GIVEN TASK: Reproduce from the records below, with no pictures, exactly the lines between the one containing "Emit a Python" and the one containing "fit_yield = [153.8, 157.6, 160.9, 162.5, 163.7, 170, 170]", inclusive.
— START OF DATASET RECORDS —
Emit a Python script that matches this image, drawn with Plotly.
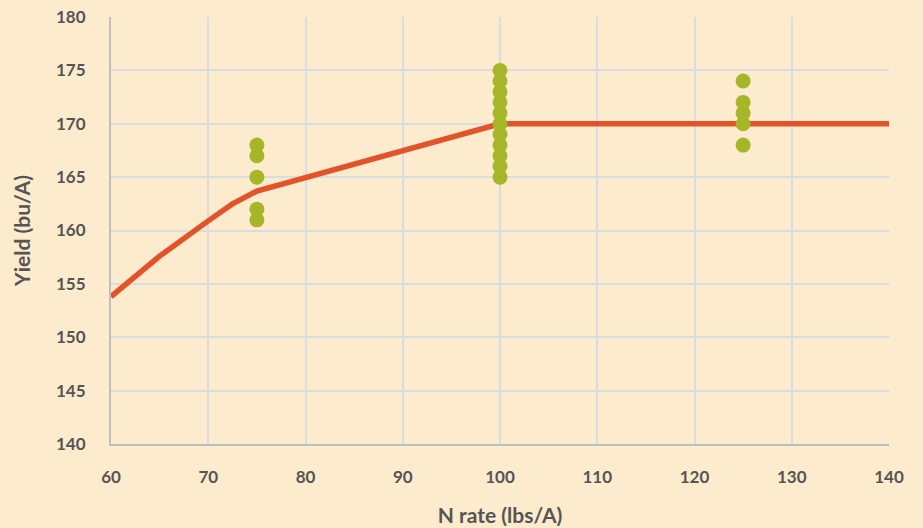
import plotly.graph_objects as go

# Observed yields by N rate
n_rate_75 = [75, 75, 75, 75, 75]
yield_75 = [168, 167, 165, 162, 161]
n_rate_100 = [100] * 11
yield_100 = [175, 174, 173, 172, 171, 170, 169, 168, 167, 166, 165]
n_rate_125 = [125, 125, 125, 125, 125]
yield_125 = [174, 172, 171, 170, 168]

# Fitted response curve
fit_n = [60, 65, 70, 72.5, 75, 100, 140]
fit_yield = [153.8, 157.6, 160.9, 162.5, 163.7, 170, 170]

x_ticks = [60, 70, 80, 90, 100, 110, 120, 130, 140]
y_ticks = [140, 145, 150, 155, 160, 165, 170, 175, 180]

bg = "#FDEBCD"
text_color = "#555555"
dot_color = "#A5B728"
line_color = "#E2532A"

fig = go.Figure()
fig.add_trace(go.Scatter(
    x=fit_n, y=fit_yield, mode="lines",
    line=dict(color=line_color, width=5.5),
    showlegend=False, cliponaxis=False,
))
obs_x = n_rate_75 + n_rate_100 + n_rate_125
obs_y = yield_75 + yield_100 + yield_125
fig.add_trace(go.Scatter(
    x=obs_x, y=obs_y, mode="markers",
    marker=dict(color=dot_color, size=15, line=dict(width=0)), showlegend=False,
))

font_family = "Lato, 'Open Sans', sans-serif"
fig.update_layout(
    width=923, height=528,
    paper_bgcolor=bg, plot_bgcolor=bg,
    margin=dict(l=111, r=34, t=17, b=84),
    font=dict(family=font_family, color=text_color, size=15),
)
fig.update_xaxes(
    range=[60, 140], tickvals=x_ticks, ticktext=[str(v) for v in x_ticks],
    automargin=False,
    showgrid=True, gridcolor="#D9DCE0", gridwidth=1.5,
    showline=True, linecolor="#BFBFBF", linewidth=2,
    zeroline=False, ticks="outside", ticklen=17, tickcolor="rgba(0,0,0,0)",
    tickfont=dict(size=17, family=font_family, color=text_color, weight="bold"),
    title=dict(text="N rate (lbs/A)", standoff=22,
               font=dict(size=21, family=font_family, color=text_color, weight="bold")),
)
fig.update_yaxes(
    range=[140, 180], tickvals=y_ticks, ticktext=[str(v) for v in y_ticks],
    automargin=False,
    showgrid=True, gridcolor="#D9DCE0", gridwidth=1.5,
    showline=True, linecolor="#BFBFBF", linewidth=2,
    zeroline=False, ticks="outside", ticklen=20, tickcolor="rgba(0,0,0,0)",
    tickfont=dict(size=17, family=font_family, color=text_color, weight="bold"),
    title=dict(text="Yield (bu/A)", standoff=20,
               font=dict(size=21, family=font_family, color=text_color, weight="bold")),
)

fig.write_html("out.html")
— END OF DATASET RECORDS —
— START OF DATASET RECORDS —
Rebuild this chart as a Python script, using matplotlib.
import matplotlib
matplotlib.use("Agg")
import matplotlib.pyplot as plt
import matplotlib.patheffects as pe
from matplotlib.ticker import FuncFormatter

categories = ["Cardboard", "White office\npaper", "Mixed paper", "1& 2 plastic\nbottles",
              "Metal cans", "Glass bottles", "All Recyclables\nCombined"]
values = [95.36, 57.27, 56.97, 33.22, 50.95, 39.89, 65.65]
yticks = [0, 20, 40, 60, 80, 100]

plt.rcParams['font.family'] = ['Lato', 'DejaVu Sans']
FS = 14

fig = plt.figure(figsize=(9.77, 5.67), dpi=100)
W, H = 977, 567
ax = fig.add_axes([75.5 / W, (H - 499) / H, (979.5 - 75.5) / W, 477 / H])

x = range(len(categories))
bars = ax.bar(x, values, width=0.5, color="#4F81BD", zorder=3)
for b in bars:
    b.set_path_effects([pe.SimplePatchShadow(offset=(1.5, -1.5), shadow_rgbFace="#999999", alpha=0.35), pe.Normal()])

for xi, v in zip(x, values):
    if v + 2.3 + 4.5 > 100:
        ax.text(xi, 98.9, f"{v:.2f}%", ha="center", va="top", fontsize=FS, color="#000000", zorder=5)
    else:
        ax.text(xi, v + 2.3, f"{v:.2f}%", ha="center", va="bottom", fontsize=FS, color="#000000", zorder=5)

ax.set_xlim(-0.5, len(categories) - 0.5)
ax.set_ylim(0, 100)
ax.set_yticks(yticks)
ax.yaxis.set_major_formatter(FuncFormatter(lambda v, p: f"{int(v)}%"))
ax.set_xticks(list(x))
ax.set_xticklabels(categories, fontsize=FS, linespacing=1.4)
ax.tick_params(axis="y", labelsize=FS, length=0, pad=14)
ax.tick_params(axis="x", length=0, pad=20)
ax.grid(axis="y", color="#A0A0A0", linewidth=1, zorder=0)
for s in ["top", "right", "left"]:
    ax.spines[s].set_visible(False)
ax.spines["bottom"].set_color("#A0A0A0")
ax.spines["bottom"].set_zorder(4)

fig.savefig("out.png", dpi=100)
— END OF DATASET RECORDS —
FULL OUTPUT:
Emit a Python script that matches this image, drawn with Plotly.
import plotly.graph_objects as go

# Observed yields by N rate
n_rate_75 = [75, 75, 75, 75, 75]
yield_75 = [168, 167, 165, 162, 161]
n_rate_100 = [100] * 11
yield_100 = [175, 174, 173, 172, 171, 170, 169, 168, 167, 166, 165]
n_rate_125 = [125, 125, 125, 125, 125]
yield_125 = [174, 172, 171, 170, 168]

# Fitted response curve
fit_n = [60, 65, 70, 72.5, 75, 100, 140]
fit_yield = [153.8, 157.6, 160.9, 162.5, 163.7, 170, 170]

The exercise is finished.